→ **GIVEN TASK**: Among the entries below, copy only the span from the line containing "Convert this chart to matplotlib code." through the line containing "return 1 - py / H". Do so exactly, and skip the pictures.

→ **EXCERPTED RECORDS**:
● ● ● ●
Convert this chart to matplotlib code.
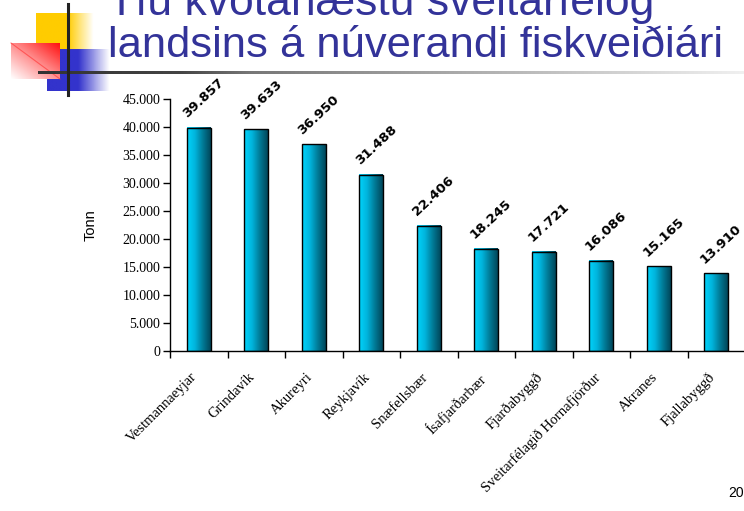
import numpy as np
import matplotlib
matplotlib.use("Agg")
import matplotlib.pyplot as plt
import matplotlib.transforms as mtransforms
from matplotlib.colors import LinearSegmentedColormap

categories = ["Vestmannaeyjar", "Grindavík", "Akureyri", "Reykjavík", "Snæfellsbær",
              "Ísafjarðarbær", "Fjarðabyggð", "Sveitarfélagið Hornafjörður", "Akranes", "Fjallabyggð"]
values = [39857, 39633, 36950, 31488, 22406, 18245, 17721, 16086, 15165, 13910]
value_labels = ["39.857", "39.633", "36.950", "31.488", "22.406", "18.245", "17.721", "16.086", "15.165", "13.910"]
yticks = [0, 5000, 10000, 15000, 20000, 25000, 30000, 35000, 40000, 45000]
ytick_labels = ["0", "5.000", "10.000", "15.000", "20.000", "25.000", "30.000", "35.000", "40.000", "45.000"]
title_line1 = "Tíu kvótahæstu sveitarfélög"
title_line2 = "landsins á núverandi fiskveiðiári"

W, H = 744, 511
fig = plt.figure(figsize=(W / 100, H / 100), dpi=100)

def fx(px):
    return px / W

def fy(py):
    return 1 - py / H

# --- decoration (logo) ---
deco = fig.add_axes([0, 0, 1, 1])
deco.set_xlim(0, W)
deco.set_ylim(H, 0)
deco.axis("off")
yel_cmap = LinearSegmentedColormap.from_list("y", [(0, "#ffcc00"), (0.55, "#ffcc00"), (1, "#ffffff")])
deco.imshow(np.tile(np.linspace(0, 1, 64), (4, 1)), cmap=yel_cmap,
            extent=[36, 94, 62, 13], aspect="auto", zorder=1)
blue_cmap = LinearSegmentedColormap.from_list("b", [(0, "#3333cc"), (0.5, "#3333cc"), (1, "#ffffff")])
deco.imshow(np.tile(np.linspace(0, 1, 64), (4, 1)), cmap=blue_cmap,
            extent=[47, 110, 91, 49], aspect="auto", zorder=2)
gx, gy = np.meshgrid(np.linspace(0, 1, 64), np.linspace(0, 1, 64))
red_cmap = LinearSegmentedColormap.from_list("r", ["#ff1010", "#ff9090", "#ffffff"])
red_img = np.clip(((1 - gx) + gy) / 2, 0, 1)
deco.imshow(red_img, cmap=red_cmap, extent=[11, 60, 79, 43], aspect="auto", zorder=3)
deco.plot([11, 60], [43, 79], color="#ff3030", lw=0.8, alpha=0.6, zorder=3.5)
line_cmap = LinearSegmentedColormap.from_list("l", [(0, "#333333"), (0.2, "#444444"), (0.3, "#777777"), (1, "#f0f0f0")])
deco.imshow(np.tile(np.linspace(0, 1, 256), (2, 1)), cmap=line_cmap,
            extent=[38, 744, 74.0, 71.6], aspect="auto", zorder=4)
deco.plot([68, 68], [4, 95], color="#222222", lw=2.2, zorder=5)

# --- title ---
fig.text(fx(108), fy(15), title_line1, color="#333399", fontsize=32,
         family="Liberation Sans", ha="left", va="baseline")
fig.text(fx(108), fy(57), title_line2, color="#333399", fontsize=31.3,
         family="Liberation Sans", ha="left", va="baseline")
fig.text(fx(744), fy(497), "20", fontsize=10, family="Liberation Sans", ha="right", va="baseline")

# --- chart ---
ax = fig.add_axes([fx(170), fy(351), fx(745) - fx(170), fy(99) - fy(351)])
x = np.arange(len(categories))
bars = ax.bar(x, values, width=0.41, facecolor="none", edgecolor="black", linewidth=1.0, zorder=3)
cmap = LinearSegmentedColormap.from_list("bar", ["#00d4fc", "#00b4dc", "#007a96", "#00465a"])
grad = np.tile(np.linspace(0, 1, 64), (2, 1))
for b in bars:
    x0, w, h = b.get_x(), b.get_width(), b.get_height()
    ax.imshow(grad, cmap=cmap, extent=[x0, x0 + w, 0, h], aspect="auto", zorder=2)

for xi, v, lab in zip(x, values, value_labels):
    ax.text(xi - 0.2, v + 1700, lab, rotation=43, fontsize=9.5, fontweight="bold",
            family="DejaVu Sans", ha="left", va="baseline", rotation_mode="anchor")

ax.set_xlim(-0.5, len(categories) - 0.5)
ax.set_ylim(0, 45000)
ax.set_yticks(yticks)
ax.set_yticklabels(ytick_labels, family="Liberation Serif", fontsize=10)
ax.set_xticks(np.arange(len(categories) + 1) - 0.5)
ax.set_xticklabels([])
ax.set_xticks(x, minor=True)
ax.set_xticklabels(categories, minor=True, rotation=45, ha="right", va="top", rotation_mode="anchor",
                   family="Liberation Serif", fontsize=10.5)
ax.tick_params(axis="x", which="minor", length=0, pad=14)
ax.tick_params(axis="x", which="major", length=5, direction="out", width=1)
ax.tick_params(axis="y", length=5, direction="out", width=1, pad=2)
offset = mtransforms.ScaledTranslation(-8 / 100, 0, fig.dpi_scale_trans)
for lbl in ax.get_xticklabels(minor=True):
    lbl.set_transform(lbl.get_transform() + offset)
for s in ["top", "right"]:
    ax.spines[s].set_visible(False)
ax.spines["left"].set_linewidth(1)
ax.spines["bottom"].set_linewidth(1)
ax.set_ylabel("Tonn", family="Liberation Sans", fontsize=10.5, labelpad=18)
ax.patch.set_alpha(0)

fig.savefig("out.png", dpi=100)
● ● ● ●
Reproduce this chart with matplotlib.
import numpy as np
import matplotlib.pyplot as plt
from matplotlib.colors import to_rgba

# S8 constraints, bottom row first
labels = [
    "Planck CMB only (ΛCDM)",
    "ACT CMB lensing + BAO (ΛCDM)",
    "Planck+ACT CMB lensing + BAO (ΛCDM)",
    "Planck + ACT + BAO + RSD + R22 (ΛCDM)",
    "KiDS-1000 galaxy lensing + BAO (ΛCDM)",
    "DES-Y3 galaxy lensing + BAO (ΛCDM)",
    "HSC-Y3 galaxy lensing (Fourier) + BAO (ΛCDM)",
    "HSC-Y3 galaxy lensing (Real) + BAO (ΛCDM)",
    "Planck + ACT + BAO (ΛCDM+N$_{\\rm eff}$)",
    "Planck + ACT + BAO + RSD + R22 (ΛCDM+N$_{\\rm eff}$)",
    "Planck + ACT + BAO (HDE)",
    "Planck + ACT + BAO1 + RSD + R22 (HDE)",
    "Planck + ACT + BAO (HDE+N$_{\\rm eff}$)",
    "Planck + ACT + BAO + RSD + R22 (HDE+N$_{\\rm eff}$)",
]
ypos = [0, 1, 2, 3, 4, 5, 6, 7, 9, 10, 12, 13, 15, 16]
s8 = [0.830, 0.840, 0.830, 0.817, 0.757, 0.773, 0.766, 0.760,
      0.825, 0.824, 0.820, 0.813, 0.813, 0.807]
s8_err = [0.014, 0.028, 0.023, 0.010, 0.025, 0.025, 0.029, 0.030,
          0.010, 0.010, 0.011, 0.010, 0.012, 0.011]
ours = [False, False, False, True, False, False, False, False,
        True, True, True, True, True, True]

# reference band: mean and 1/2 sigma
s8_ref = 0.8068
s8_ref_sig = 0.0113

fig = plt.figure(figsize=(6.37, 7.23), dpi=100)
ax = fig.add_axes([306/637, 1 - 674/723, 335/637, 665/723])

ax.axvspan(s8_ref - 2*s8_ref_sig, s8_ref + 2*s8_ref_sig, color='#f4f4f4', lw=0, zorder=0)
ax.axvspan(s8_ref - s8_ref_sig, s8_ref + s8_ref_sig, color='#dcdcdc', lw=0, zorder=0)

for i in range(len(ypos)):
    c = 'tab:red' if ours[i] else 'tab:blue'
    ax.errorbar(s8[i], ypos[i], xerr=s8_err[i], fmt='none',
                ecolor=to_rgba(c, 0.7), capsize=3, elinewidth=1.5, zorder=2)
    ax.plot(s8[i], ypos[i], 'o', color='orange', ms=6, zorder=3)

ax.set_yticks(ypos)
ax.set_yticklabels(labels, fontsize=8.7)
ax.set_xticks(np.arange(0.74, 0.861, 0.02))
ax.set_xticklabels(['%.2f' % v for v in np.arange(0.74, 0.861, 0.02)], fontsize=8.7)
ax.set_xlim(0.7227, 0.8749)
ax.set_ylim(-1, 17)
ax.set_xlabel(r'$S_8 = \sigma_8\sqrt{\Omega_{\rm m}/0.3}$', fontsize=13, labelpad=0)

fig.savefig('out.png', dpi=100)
● ● ● ●
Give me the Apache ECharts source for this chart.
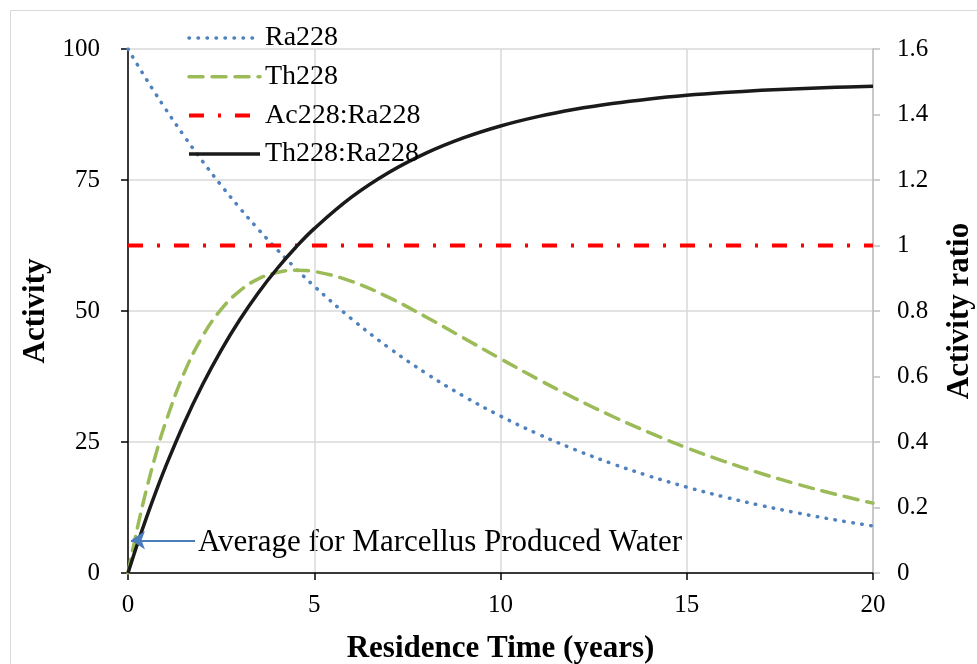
● ● ● ●
→ **RESULT OF THE EXERCISE**:
Convert this chart to matplotlib code.
import numpy as np
import matplotlib
matplotlib.use("Agg")
import matplotlib.pyplot as plt
import matplotlib.transforms as mtransforms
from matplotlib.colors import LinearSegmentedColormap

categories = ["Vestmannaeyjar", "Grindavík", "Akureyri", "Reykjavík", "Snæfellsbær",
              "Ísafjarðarbær", "Fjarðabyggð", "Sveitarfélagið Hornafjörður", "Akranes", "Fjallabyggð"]
values = [39857, 39633, 36950, 31488, 22406, 18245, 17721, 16086, 15165, 13910]
value_labels = ["39.857", "39.633", "36.950", "31.488", "22.406", "18.245", "17.721", "16.086", "15.165", "13.910"]
yticks = [0, 5000, 10000, 15000, 20000, 25000, 30000, 35000, 40000, 45000]
ytick_labels = ["0", "5.000", "10.000", "15.000", "20.000", "25.000", "30.000", "35.000", "40.000", "45.000"]
title_line1 = "Tíu kvótahæstu sveitarfélög"
title_line2 = "landsins á núverandi fiskveiðiári"

W, H = 744, 511
fig = plt.figure(figsize=(W / 100, H / 100), dpi=100)

def fx(px):
    return px / W

def fy(py):
    return 1 - py / H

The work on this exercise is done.